A while back, before moving to Slate, the commentator Matthew Yglesias had what I considered a brilliant insight into the incentives facing small-country political leaders.
“Normally you would think that a national prime minister’s best option is to try to do the stuff that’s likely to get him re-elected,” he wrote in an article for Think Progress in 2011. “But in the era of globalization and E.U.-ification, I think the leaders of small countries are actually in a somewhat different situation. If you leave office held in high esteem by the Davos set, there are any number of European Commission or I.M.F. or whatnot gigs that you might be eligible for even if you’re absolutely despised by your fellow countrymen. Indeed, in some ways being absolutely despised would be a plus.”
How small does the country in question have to be? Maybe not very. See the article titled “Nicolas Sarkozy’s Road From the Elysée to Private Equity,” published in the Financial Times on March 28. As it turns out, Mr. Sarkozy’s money-making plans may be on hold due to a strange combination of legal troubles and the possibility of a political comeback thanks to President François Hollande’s timidity.
But it remains true that John Maynard Keynes’s dictum — “Worldly wisdom teaches that it is better for reputation to fail conventionally than to succeed unconventionally” — is probably even more true for politicians than it is for bankers. And this probably helps to explain the persistence of the austerity cult despite years of failure.
Very Ernstig People
The Financial Times recently reported on the lonely life of an austerity skeptic.
According to an article published on March 31: “(Coen) Teulings’ (Central Planning Bureau) let loose with a report in March accusing Dutch politicians of ignoring a consensus among macroeconomists that cutting deficits does much more economic damage than usual during so-called ‘balance-sheet recessions,’ like the current one. Such contractions are driven by consumers and firms trying to pay down heavy debt loads, leaving government as the only actor in the economy still able to spend.”

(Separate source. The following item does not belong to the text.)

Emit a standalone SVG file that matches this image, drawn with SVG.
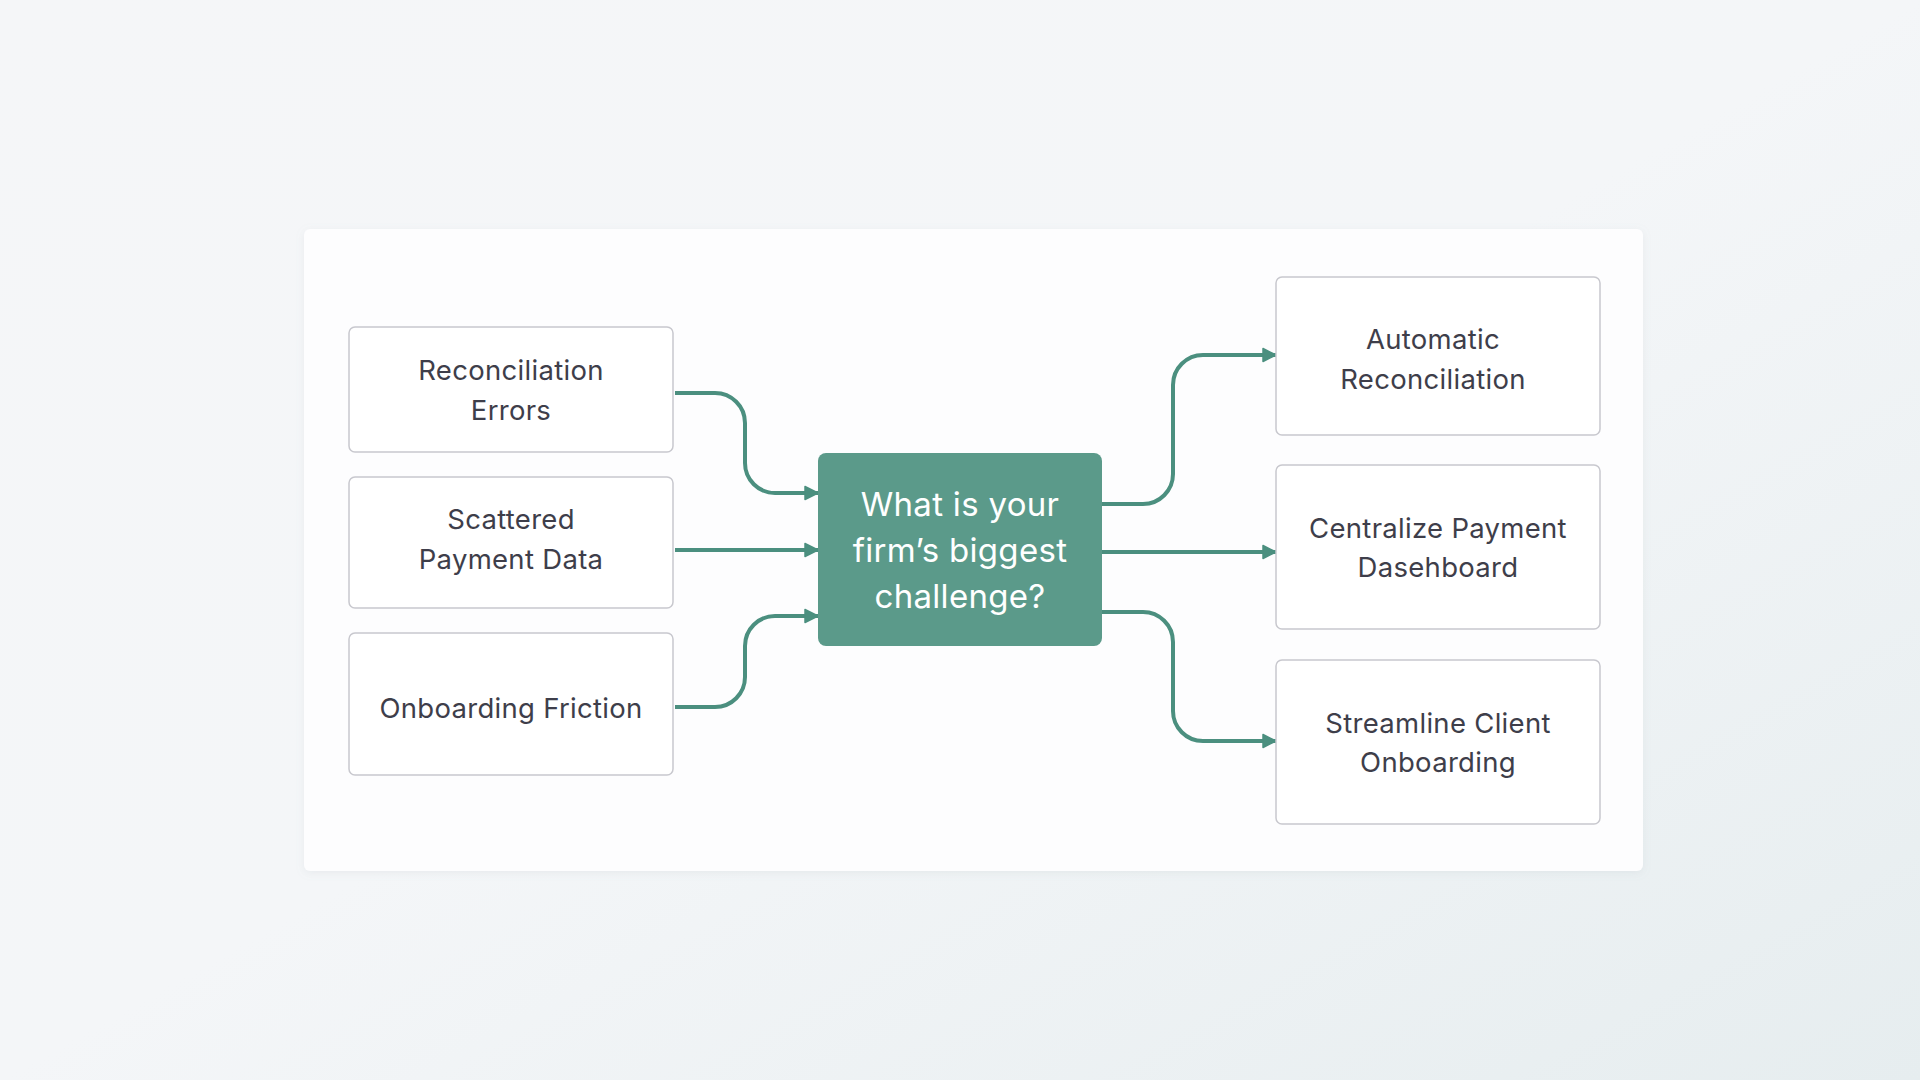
<svg xmlns="http://www.w3.org/2000/svg" width="1920" height="1080" viewBox="0 0 1920 1080">
  <defs>
    <linearGradient id="bg" x1="0" y1="0" x2="1" y2="1">
      <stop offset="0" stop-color="#f5f6f8"/>
      <stop offset="0.5" stop-color="#f4f6f8"/>
      <stop offset="1" stop-color="#e6edef"/>
    </linearGradient>
    <filter id="shadow" x="-5%" y="-5%" width="110%" height="110%">
      <feDropShadow dx="0" dy="2" stdDeviation="4" flood-color="#8a98a0" flood-opacity="0.12"/>
    </filter>
    <marker id="arrow" viewBox="0 0 16 16" refX="15" refY="8" markerWidth="16" markerHeight="16" markerUnits="userSpaceOnUse" orient="auto">
      <path d="M2,1.5 L15,8 L2,14.5 Z" fill="#4b8f7f" stroke="#4b8f7f" stroke-width="1.5" stroke-linejoin="round"/>
    </marker>
    <style>
      .box { fill: #ffffff; stroke: #c8c8ce; stroke-width: 1.5; }
      .lbl { font-family: Inter, "Liberation Sans", sans-serif; font-size: 27.5px; fill: #3e3e4a; text-anchor: middle; letter-spacing: 0.3px; }
      .ctr { font-family: Inter, "Liberation Sans", sans-serif; font-size: 33px; fill: #ffffff; text-anchor: middle; letter-spacing: 0.3px; }
      .conn { fill: none; stroke: #4b8f7f; stroke-width: 4; marker-end: url(#arrow); }
    </style>
  </defs>

  <rect x="0" y="0" width="1920" height="1080" fill="url(#bg)"/>
  <rect x="304" y="229" width="1339" height="642" rx="6" fill="#fdfdfe" filter="url(#shadow)"/>

  <g id="connectors">
    <path class="conn" d="M675,393 H715 A30,30 0 0 1 745,423 V463 A30,30 0 0 0 775,493 H818"/>
    <path class="conn" d="M675,550 H818"/>
    <path class="conn" d="M675,707 H715 A30,30 0 0 0 745,677 V646 A30,30 0 0 1 775,616 H818"/>
    <path class="conn" d="M1102,504 H1143 A30,30 0 0 0 1173,474 V385 A30,30 0 0 1 1203,355 H1276"/>
    <path class="conn" d="M1102,552 H1276"/>
    <path class="conn" d="M1102,612 H1143 A30,30 0 0 1 1173,642 V711 A30,30 0 0 0 1203,741 H1276"/>
  </g>

  <g id="node-reconciliation-errors">
    <rect class="box" x="349" y="327" width="324" height="125" rx="6"/>
    <text class="lbl" x="511" y="380">Reconciliation</text>
    <text class="lbl" x="511" y="420">Errors</text>
  </g>
  <g id="node-scattered-payment-data">
    <rect class="box" x="349" y="477" width="324" height="131" rx="6"/>
    <text class="lbl" x="511" y="529">Scattered</text>
    <text class="lbl" x="511" y="569">Payment Data</text>
  </g>
  <g id="node-onboarding-friction">
    <rect class="box" x="349" y="633" width="324" height="142" rx="6"/>
    <text class="lbl" x="511" y="718">Onboarding Friction</text>
  </g>

  <g id="node-center">
    <rect x="818" y="453" width="284" height="193" rx="8" fill="#5b9a8a"/>
    <text class="ctr" x="960" y="516">What is your</text>
    <text class="ctr" x="960" y="562">firm’s biggest</text>
    <text class="ctr" x="960" y="608">challenge?</text>
  </g>

  <g id="node-automatic-reconciliation">
    <rect class="box" x="1276" y="277" width="324" height="158" rx="6"/>
    <text class="lbl" x="1433" y="349">Automatic</text>
    <text class="lbl" x="1433" y="389">Reconciliation</text>
  </g>
  <g id="node-centralize-payment-dashboard">
    <rect class="box" x="1276" y="465" width="324" height="164" rx="6"/>
    <text class="lbl" x="1438" y="538">Centralize Payment</text>
    <text class="lbl" x="1438" y="577">Dasehboard</text>
  </g>
  <g id="node-streamline-client-onboarding">
    <rect class="box" x="1276" y="660" width="324" height="164" rx="6"/>
    <text class="lbl" x="1438" y="733">Streamline Client</text>
    <text class="lbl" x="1438" y="772">Onboarding</text>
  </g>
</svg>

It continues: “Mr. Teulings is not the only economist in the Netherlands skeptical of austerity, but he has been the only one with any policy influence. Prominent austerity skeptics at universities and big banks say they have been shut out, not just from government policy-making bodies but from the counsels of political parties on both right and left.”
Despite writing about all this stuff for years, I’m still amazed not just by the way policy makers threw basic macroeconomics out the window, but by the absolute unanimity of their turn to austerity. After all, the critics weren’t exactly invisible or inaudible; how could everyone serious be so sure that prominent macroeconomists were all wrong, and bureaucrats with no predictive track record were right?